_PROBLEM TO SOLVE_
Leaving out every picture, retype the lines below from the top through the one that contains "const tH = trend(hoddlesX, 0), tW".

_SUPPLIED DATA_
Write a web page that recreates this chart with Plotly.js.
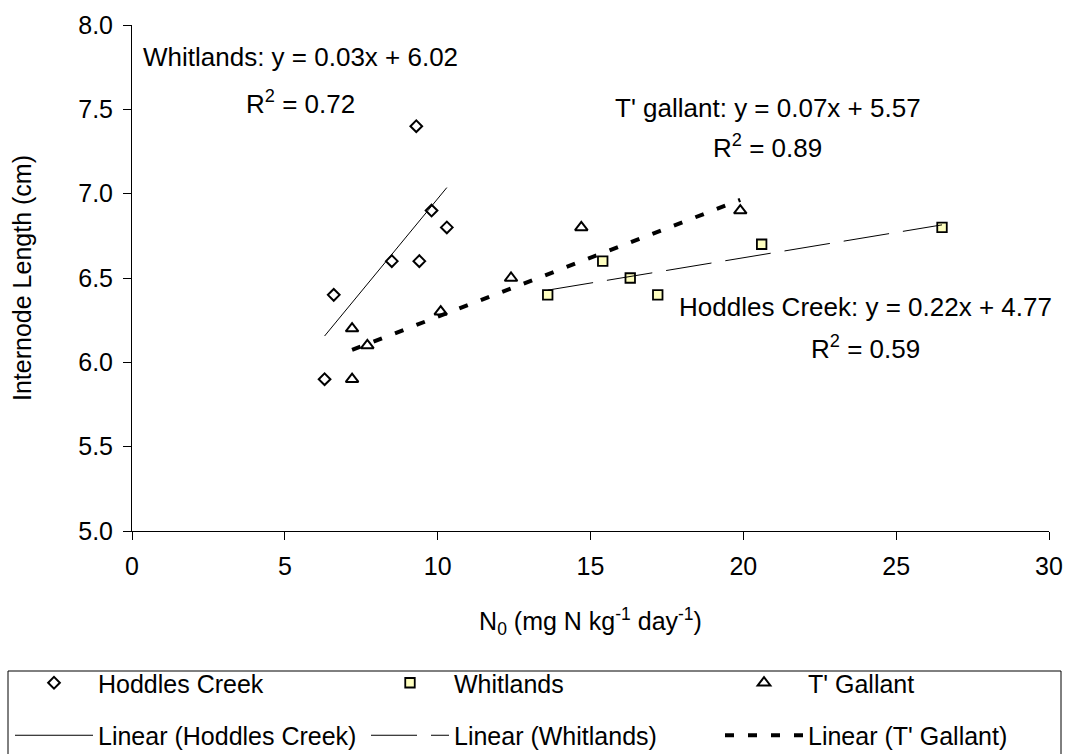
<!DOCTYPE html>
<html><head><meta charset="utf-8">
<script src="https://cdn.plot.ly/plotly-3.0.1.min.js"></script>
<style>html,body{margin:0;padding:0;background:#fff}#chart{width:1068px;height:754px}</style>
</head><body><div id="chart"></div><script>
// ---- data ----
const seriesNames = ["Hoddles Creek", "Whitlands", "T' Gallant"];
const hoddlesX = [6.3, 6.6, 8.5, 9.3, 9.4, 9.8, 10.3];
const hoddlesY = [5.9, 6.4, 6.6, 7.4, 6.6, 6.9, 6.8];
const whitlandsX = [13.6, 15.4, 16.3, 17.2, 20.6, 26.5];
const whitlandsY = [6.4, 6.6, 6.5, 6.4, 6.7, 6.8];
const gallantX = [7.2, 7.2, 7.7, 10.1, 12.4, 14.7, 19.9];
const gallantY = [6.2, 5.9, 6.1, 6.3, 6.5, 6.8, 6.9];
// linear trend lines (slope, intercept) as printed on the chart
const trendSlopes = [0.22, 0.03, 0.07];
const trendIntercepts = [4.77, 6.02, 5.57];
const xTicks = [0, 5, 10, 15, 20, 25, 30];
const yTicks = [5.0, 5.5, 6.0, 6.5, 7.0, 7.5, 8.0];
const xTitle = 'N<sub>0</sub> (mg N kg<sup>-1</sup> day<sup>-1</sup>)';
const yTitle = 'Internode Length (cm)';
const eqLines = ["Whitlands: y = 0.03x + 6.02", "T' gallant: y = 0.07x + 5.57", "Hoddles Creek: y = 0.22x + 4.77"];
const r2Values = ["0.72", "0.89", "0.59"];

const FONT = "Liberation Sans, Arial, sans-serif";
const FS = 25;
const AFS = 26;
const W = 1068, H = 754;
const M = {l: 132, r: 19, t: 25, b: 223, autoexpand: false};
const PW = W - M.l - M.r, PH = H - M.t - M.b;

function trend(xs, i) {
  const lo = Math.min(...xs), hi = Math.max(...xs);
  return {x: [lo, hi], y: [trendSlopes[i] * lo + trendIntercepts[i], trendSlopes[i] * hi + trendIntercepts[i]]};
}
const tH = trend(hoddlesX, 0), tW = trend(whitlandsX, 1), tG = trend(gallantX, 2);

const traces = [
  {x: hoddlesX, y: hoddlesY, mode: 'markers', type: 'scatter', name: seriesNames[0],
   legend: 'legend', legendgroup: 'a1',
   marker: {symbol: 'diamond-open', size: 9, color: '#000', line: {width: 2, color: '#000'}}},
  {x: whitlandsX, y: whitlandsY, mode: 'markers', type: 'scatter', name: seriesNames[1],
   legend: 'legend2', legendgroup: 'b1',
   marker: {symbol: 'square', size: 9.5, color: '#FFFFC0', line: {width: 1.8, color: '#000'}}},
  {x: gallantX, y: gallantY, mode: 'markers', type: 'scatter', name: seriesNames[2],
   legend: 'legend3', legendgroup: 'c1',
   marker: {symbol: 'triangle-up-open', size: 11, color: '#000', line: {width: 2, color: '#000'}}},
  {x: tH.x, y: tH.y, mode: 'lines', type: 'scatter', name: 'Linear (' + seriesNames[0] + ')',
   legend: 'legend', legendgroup: 'a2',
   line: {color: '#000', width: 1}},
  {x: tW.x, y: tW.y, mode: 'lines', type: 'scatter', name: 'Linear (' + seriesNames[1] + ')',
   legend: 'legend2', legendgroup: 'b2',
   line: {color: '#000', width: 1, dash: '46px,14px'}},
  {x: tG.x, y: tG.y, mode: 'lines', type: 'scatter', name: 'Linear (' + seriesNames[2] + ')',
   legend: 'legend3', legendgroup: 'c2',
   line: {color: '#000', width: 4, dash: '9px,14px'}}
];

// equation labels: [centre x, line-1 y, line-2 y] in data units
const eqPos = [[5.5, 7.81, 7.54], [20.8, 7.51, 7.28], [24.0, 6.33, 6.09]];
const annotations = [];
eqLines.forEach((t, i) => {
  annotations.push({text: t, x: eqPos[i][0], y: eqPos[i][1], xref: 'x', yref: 'y', showarrow: false,
    xanchor: 'center', yanchor: 'middle', font: {family: FONT, size: AFS}});
  annotations.push({text: 'R<sup>2</sup> = ' + r2Values[i], x: eqPos[i][0], y: eqPos[i][2], xref: 'x', yref: 'y', showarrow: false,
    xanchor: 'center', yanchor: 'middle', font: {family: FONT, size: AFS}});
});
// y-axis title (rotated), placed left of the tick labels
annotations.push({text: yTitle, textangle: -90, xref: 'paper', yref: 'paper',
  x: (22 - M.l) / PW, y: 0.5, xanchor: 'center', yanchor: 'middle', showarrow: false,
  font: {family: FONT, size: FS}});

function legendAt(px) {
  return {
    orientation: 'v', xref: 'container', yref: 'container',
    x: px / W, y: 1 - 660 / H, xanchor: 'left', yanchor: 'top',
    borderwidth: 0, bgcolor: 'rgba(0,0,0,0)',
    font: {family: FONT, size: FS, color: '#000'}, itemwidth: 78,
    traceorder: 'grouped', tracegroupgap: 17
  };
}

// legend frame (paper coordinates, reaches below the bottom edge like the reference)
const frame = {
  type: 'rect', xref: 'paper', yref: 'paper', layer: 'above',
  x0: (8 - M.l) / PW, x1: (1061 - M.l) / PW,
  y0: (H - M.b - 671) / PH, y1: (H - M.b - 790) / PH,
  line: {color: '#000', width: 1}, fillcolor: 'rgba(0,0,0,0)'
};

const layout = {
  width: W, height: H,
  paper_bgcolor: '#fff', plot_bgcolor: '#fff',
  margin: M,
  font: {family: FONT, size: FS, color: '#000'},
  showlegend: true,
  xaxis: {
    range: [0, 30], tickvals: xTicks, ticktext: xTicks.map(String),
    showgrid: false, zeroline: false, showline: true, linecolor: '#000', linewidth: 1,
    ticks: 'outside', ticklen: 8, tickcolor: '#000', tickwidth: 1,
    tickfont: {family: FONT, size: FS}, ticklabelstandoff: 5,
    title: {text: xTitle, font: {family: FONT, size: FS}, standoff: 33},
    automargin: false
  },
  yaxis: {
    range: [5, 8], tickvals: yTicks, ticktext: yTicks.map(v => v.toFixed(1)),
    showgrid: false, zeroline: false, showline: true, linecolor: '#000', linewidth: 1,
    ticks: 'outside', ticklen: 8, tickcolor: '#000', tickwidth: 1,
    tickfont: {family: FONT, size: FS}, ticklabelstandoff: 5,
    automargin: false
  },
  legend: legendAt(10),
  legend2: legendAt(366),
  legend3: legendAt(720),
  shapes: [frame],
  annotations: annotations
};

Plotly.newPlot('chart', traces, layout, {displayModeBar: false, staticPlot: true});
</script></body></html>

_OUTPUT OF THE TASK_
Write a web page that recreates this chart with Plotly.js.
<!DOCTYPE html>
<html><head><meta charset="utf-8">
<script src="https://cdn.plot.ly/plotly-3.0.1.min.js"></script>
<style>html,body{margin:0;padding:0;background:#fff}#chart{width:1068px;height:754px}</style>
</head><body><div id="chart"></div><script>
// ---- data ----
const seriesNames = ["Hoddles Creek", "Whitlands", "T' Gallant"];
const hoddlesX = [6.3, 6.6, 8.5, 9.3, 9.4, 9.8, 10.3];
const hoddlesY = [5.9, 6.4, 6.6, 7.4, 6.6, 6.9, 6.8];
const whitlandsX = [13.6, 15.4, 16.3, 17.2, 20.6, 26.5];
const whitlandsY = [6.4, 6.6, 6.5, 6.4, 6.7, 6.8];
const gallantX = [7.2, 7.2, 7.7, 10.1, 12.4, 14.7, 19.9];
const gallantY = [6.2, 5.9, 6.1, 6.3, 6.5, 6.8, 6.9];
// linear trend lines (slope, intercept) as printed on the chart
const trendSlopes = [0.22, 0.03, 0.07];
const trendIntercepts = [4.77, 6.02, 5.57];
const xTicks = [0, 5, 10, 15, 20, 25, 30];
const yTicks = [5.0, 5.5, 6.0, 6.5, 7.0, 7.5, 8.0];
const xTitle = 'N<sub>0</sub> (mg N kg<sup>-1</sup> day<sup>-1</sup>)';
const yTitle = 'Internode Length (cm)';
const eqLines = ["Whitlands: y = 0.03x + 6.02", "T' gallant: y = 0.07x + 5.57", "Hoddles Creek: y = 0.22x + 4.77"];
const r2Values = ["0.72", "0.89", "0.59"];

const FONT = "Liberation Sans, Arial, sans-serif";
const FS = 25;
const AFS = 26;
const W = 1068, H = 754;
const M = {l: 132, r: 19, t: 25, b: 223, autoexpand: false};
const PW = W - M.l - M.r, PH = H - M.t - M.b;

function trend(xs, i) {
  const lo = Math.min(...xs), hi = Math.max(...xs);
  return {x: [lo, hi], y: [trendSlopes[i] * lo + trendIntercepts[i], trendSlopes[i] * hi + trendIntercepts[i]]};
}
const tH = trend(hoddlesX, 0), tW = trend(whitlandsX, 1), tG = trend(gallantX, 2);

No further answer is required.